O Globo
STM deu uma contribuição original às ciências
jurídicas: inventou o fuzilamento com 257 tiros sem intenção de matar
O Superior Tribunal Militar deu uma
contribuição original às ciências jurídicas. Inventou o fuzilamento com 257
tiros sem intenção de matar. A Corte livrou os oito militares que metralharam o
músico Evaldo Rosa e o catador Luciano Macedo. Eles destruíram duas famílias e
vão passar o Natal em casa, salvos pelo corporativismo fardado.
O crime aconteceu em abril de 2019. Era um domingo de sol, e Evaldo levava mulher, sogro, filho e afilhado para um chá de bebê no subúrbio do Rio. Assim que o carro passou por um veículo do Exército, os agentes abriram fogo. O músico foi atingido e morreu na hora. O catador se aproximou para socorrê-lo e também foi alvejado.
A primeira reação da caserna foi culpar as
vítimas. Em nota, o Comando Militar do Leste chamou Evaldo de “assaltante” e
narrou um tiroteio inexistente, em que os militares teriam revidado uma
“injusta agressão”. Desmentido por testemunhas e pela polícia, o Exército
admitiu “inconsistências”, mas não se desculpou pela mentira.
O então ministro da Defesa, general Fernando
Azevedo, classificou o episódio como um “lamentável incidente” e disse que a
Justiça Militar estava pronta para “cortar na carne”. Quem confiou na promessa
deve acreditar que o 8 de Janeiro foi um piquenique de senhoras.

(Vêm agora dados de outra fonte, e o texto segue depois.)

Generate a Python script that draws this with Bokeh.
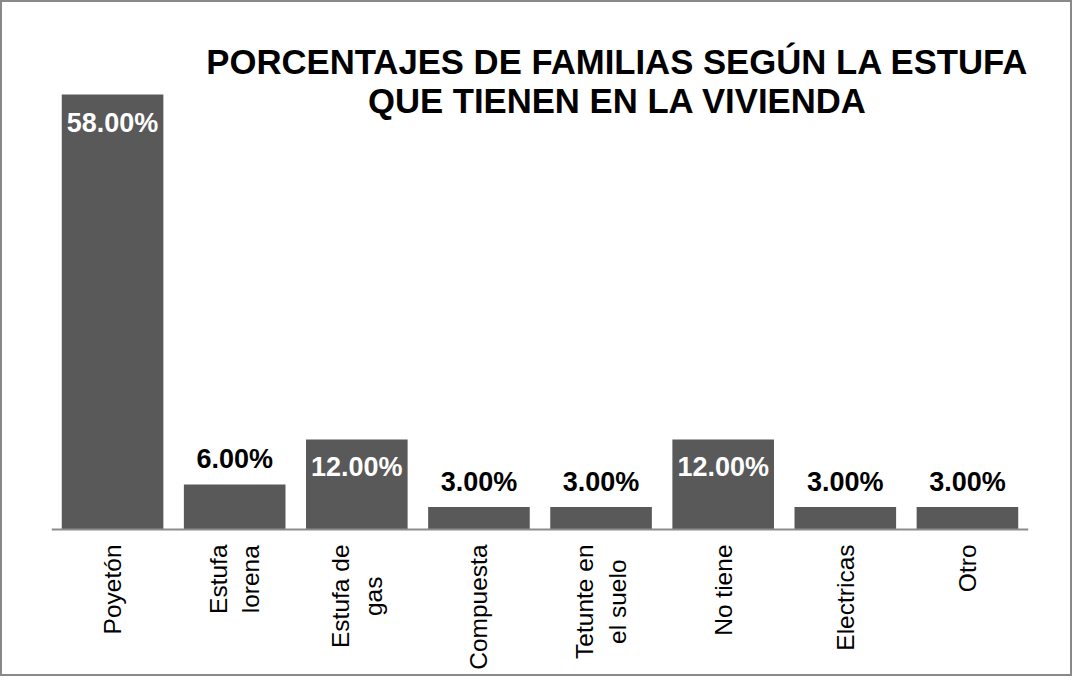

Em 2021, oito militares foram condenados em
primeira instância a até 31 anos de prisão. Nesta quarta, o STM reformou a
sentença e reduziu as penas para apenas três anos em regime aberto. Os réus
foram absolvidos pela morte de Evaldo, fuzilado diante do filho de 7 anos. No
caso de Luciano, a Corte considerou que não houve dolo: os agentes teriam
mirado e disparado 257 vezes sem o objetivo de matar.
Prevaleceu o voto do brigadeiro Carlos
Augusto Amaral, que classificou o massacre de civis inocentes como um “erro
plenamente justificado pelas circunstâncias”.
A viúva de Evaldo, Luciana Santos, entendeu o
recado dos ministros do STM. “Eles agiram da mesma forma que os militares que
atiraram contra o meu carro. Se sentem superiores, se sentem melhores”,
desabafou. “Já imaginava que seria um julgamento difícil. Que, sendo militares
julgando militares, iriam favorecer o lado deles.”